Fast forward to Emma’s class Halloween party. I made her costume and could tell she felt fabulous in it. When we got to school we put her costume on and away she and Finn went scurrying into the throng of 20 other kids. We sang songs, shared treats, participated in a parade of sorts through the school halls, read stories and celebrated a birthday. And then it happened… One of the mom’s wanted Emma to sit next to her daughter because “she is so pretty”. In the moment I helped get Emma’s attention to sit for a photo, etc. But as the children sat eating their cupcakes and I reflected on what had occurred and it seemed odd to me. Other such scenarios played in my mind as I thought through why my kids garner so much attention. I know Emma is one of two “white” kids in her class. I know we are in one of the most diverse communities in the nation. And now this community is shaping and changing us in ways I would have never imagined. Emma doesn’t miss much. She sees and hears the differences between her and her classmates.

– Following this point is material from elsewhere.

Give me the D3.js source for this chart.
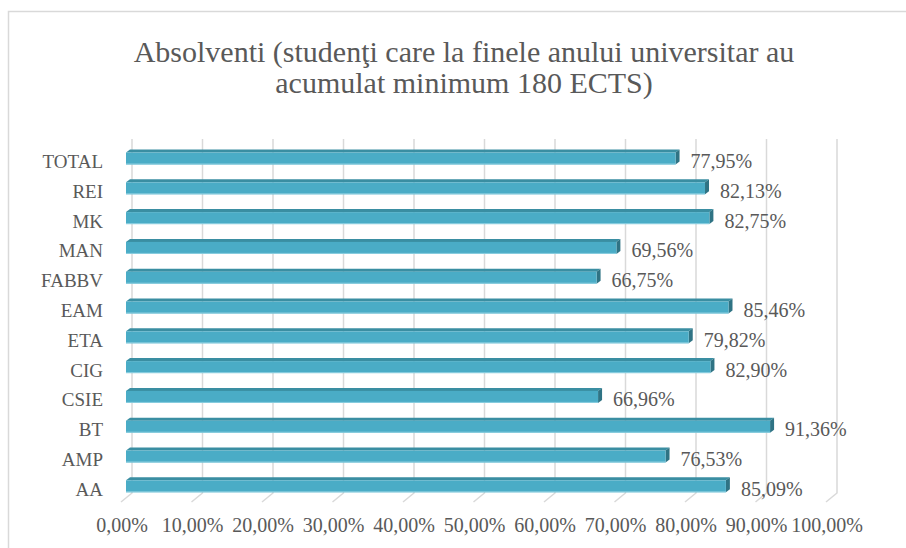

I don’t have a nice bow to put around what I’ve learned from these situations. I’m struggling to put my finger on what to take to heart, what to stand up for and what to let roll off my back. My mind is a muddle. So, I’ll leave you to think and pray with me. As we walk further and deeper into what and where God is calling us I pray for an open mind and open heart, for stamina to run this new race for which I feel ill-equipped, for wisdom when there are no words to explain and the peace that passes all understanding to prevail in our family. Amen.